Fitch: U.S. REIT Capital Access ‘Bifurcated’
Real estate investment trust unsecured debt capital market access remains bifurcated between the ‘haves’ and ‘have lesses,’ reported Fitch Ratings, New York.
Fitch said absolute and relative REIT liquidity remains strong, “but less capital issuance breadth in terms of number of transactions and issuers and greater reliance on bank unsecured revolver and term loan borrowings reveal weaker trends beneath the surface.”
While last year ratings and seasoning topped investors’ minds, this year investors express the importance of offering size–and therefore trading liquidity–as higher regulatory capital requirements have made banks less willing to inventory bonds to facilitate market making.
“In today’s market, issuance sizes of roughly $350 million or more are generally needed to attract public bond investors,” Fitch’s U.S. REIT Capital Access Divided Between Haves and Have Less report said. “Previously, the unchanged $250 million index-eligible minimum bond issuance size was generally adequate for best execution pricing.”
Fitch noted that REIT bond investors also stress the importance of regular issuance expectations to justify the coverage time and effort.

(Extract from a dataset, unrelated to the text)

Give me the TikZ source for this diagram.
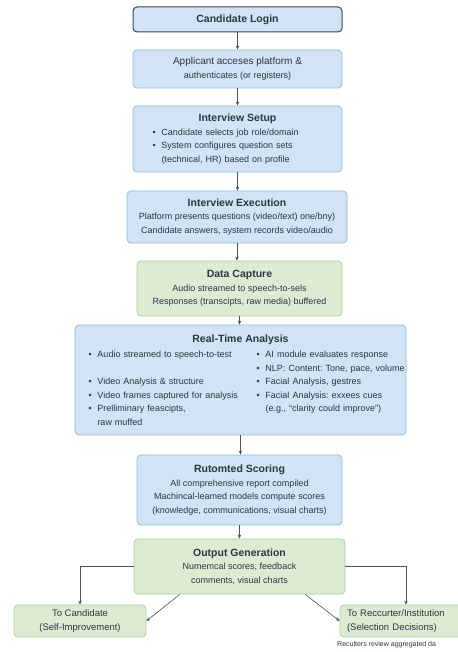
\documentclass[tikz,border=0pt]{standalone}
\usepackage{fontspec}
\setmainfont{Liberation Sans}
\usetikzlibrary{arrows.meta}
\definecolor{boxblue}{HTML}{D0E4F5}
\definecolor{lineblue}{HTML}{92BDDF}
\definecolor{boxgreen}{HTML}{DDEBD3}
\definecolor{linegreen}{HTML}{AFCC99}
\definecolor{navy}{HTML}{34495C}
\definecolor{inkgray}{HTML}{2A3744}
\newcommand{\bul}{\hangindent=9pt\hangafter=1\makebox[9pt][l]{\textbullet}}
\newcommand{\hd}[1]{{\fontsize{10.5}{13}\selectfont\bfseries #1}}
\frenchspacing

\begin{document}
\begin{tikzpicture}[x=1pt,y=-1pt,
    every node/.style={text=inkgray,font=\fontsize{9}{13.5}\selectfont},
    bluebox/.style={draw=lineblue,fill=boxblue,rounded corners=4pt,line width=0.8pt,align=center,inner sep=3pt},
    greenbox/.style={draw=linegreen,fill=boxgreen,rounded corners=4pt,line width=0.8pt,align=center,inner sep=3pt},
    flow/.style={-{Stealth[length=4pt,width=3.5pt]},draw=inkgray!85,line width=0.6pt}]
    \useasboundingbox[fill=white] (0,0) rectangle (457,652);
    \node[bluebox,draw=navy,line width=1pt,minimum width=209pt,minimum height=25pt] (login) at (237.5,19.5) {\hd{Candidate Login}};
    \node[bluebox,minimum width=209pt,minimum height=38pt] (access) at (237.5,69) {{\fontsize{10}{12}\selectfont Applicant acceses platform \&}\\ authenticates (or registers)};
    \node[bluebox,minimum width=209pt,minimum height=66pt,text width=170pt,align=left] (setup) at (237.5,139)
      {{\centering\hd{Interview Setup}\par}
       \begin{minipage}[t]{170pt}\raggedright
       \bul Candidate selects job role/domain\par
       \bul System configures question sets\newline (technical, HR) based on profile
       \end{minipage}};
    \node[bluebox,minimum width=220pt,minimum height=52pt] (exec) at (237,217)
      {\hd{Interview Execution}\\ Platform presents questions (video/text) one/bny)\\ Candidate answers, system records video/audio};
    \node[greenbox,minimum width=205pt,minimum height=55pt] (capture) at (239.5,288.5)
      {\hd{Data Capture}\\ Audio streamed to speech-to-sels\\ Responses (transcipts, raw media) buffered};
    \node[bluebox,minimum width=331pt,minimum height=110pt,text width=304pt,align=left] (rta) at (240.5,380)
      {{\centering\hd{Real-Time Analysis}\par}\vspace{2pt}
       \begin{minipage}[t]{168pt}\raggedright
         \bul Audio streamed to speech-to-test\par\vspace{13.5pt}
         \bul Video Analysis \& structure\par
         \bul Video frames captured for analysis\par
         \bul Prelliminary feascipts,\newline raw muffed
       \end{minipage}\begin{minipage}[t]{136pt}\raggedright
         \bul AI module evaluates response\par
         \bul \mbox{NLP: Content: Tone, pace, volume}\par
         \bul Facial Analysis, gestres\par
         \bul Facial Analysis: exxees cues\newline \mbox{(e.g., “clarity could improve”)}
       \end{minipage}};
    \node[bluebox,minimum width=205pt,minimum height=70pt] (score) at (239.5,490)
      {\hd{Rutomted Scoring}\\ All comprehensive report compiled\\ Machincal-leamed models compute scores\\ (knowledge, communications, visual charts)};
    \node[greenbox,minimum width=211pt,minimum height=55pt] (output) at (239.5,566.5)
      {\hd{Output Generation}\\ Numemcal scores, feedback\\ comments, visual charts};
    \node[greenbox,minimum width=132pt,minimum height=32pt,inner sep=2pt,font=\fontsize{9.5}{14}\selectfont] (cand) at (80,621)
      {To Candidate\\ (Self-Improvement)};
    \node[greenbox,minimum width=132pt,minimum height=32pt,inner sep=2pt,align=left,text width=118pt,font=\fontsize{9.5}{14}\selectfont] (recr) at (406,621)
      {To Reccurter/Institution\\ (Selection Decisions)};
    \node[font=\fontsize{7}{8}\selectfont,anchor=west,inner sep=0pt] (note) at (337,645) {Reculters review aggregated da};
    \draw[flow] (login.south) -- (login.south |- access.north);
    \draw[flow] (access.south) -- (access.south |- setup.north);
    \draw[flow] (setup.south) -- (setup.south |- exec.north);
    \draw[flow] (exec.south) -- (exec.south |- capture.north);
    \draw[flow] (capture.south) -- (capture.south |- rta.north);
    \draw[flow] (rta.south) -- (rta.south |- score.north);
    \draw[flow] (score.south) -- (score.south |- output.north);
    \draw[flow] (output.west) -| (cand.north);
    \draw[flow] (output.east) -| (recr.north);
    \draw[flow] (output.205) -- (cand.east);
    \draw[flow] (output.-23) -- (recr.west);
\end{tikzpicture}
\end{document}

“Recent issuances support our view that REIT bond investors are placing a primacy on transaction liquidity over ratings or seasoning,” Fitch said. It cited Sovran Self Storage REIT, which re-opened the public unsecured bond market for inaugural issuers in June, placing $600 million of 10-year notes at Treasury plus 195 basis points. Care Capital Properties REIT, another inaugural issuer in the less traditional asset class of skilled nursing facilities, issued $500 million of 10-year notes at Treasury plus 373.5 basis points this month.
Fitch said recent VEREIT and Brixmor Property Group issuances–although not inaugural public deals–offer additional evidence of liquidity being prioritized over ratings or seasoning. “Both issuers completed sizable offerings following accounting scandals that are in varying stages of resolution by new management teams,” the report said.
The report also noted that some REITs selectively returned to private placement unsecured bonds instead of risking a potentially inhospitable public REIT bond market. “Fitch believes several credit benefits stem from the flexibility provided by private placement issuance, including delayed draw features and term flexibility, which can help REITs better balance maturities,” the ratings agency said.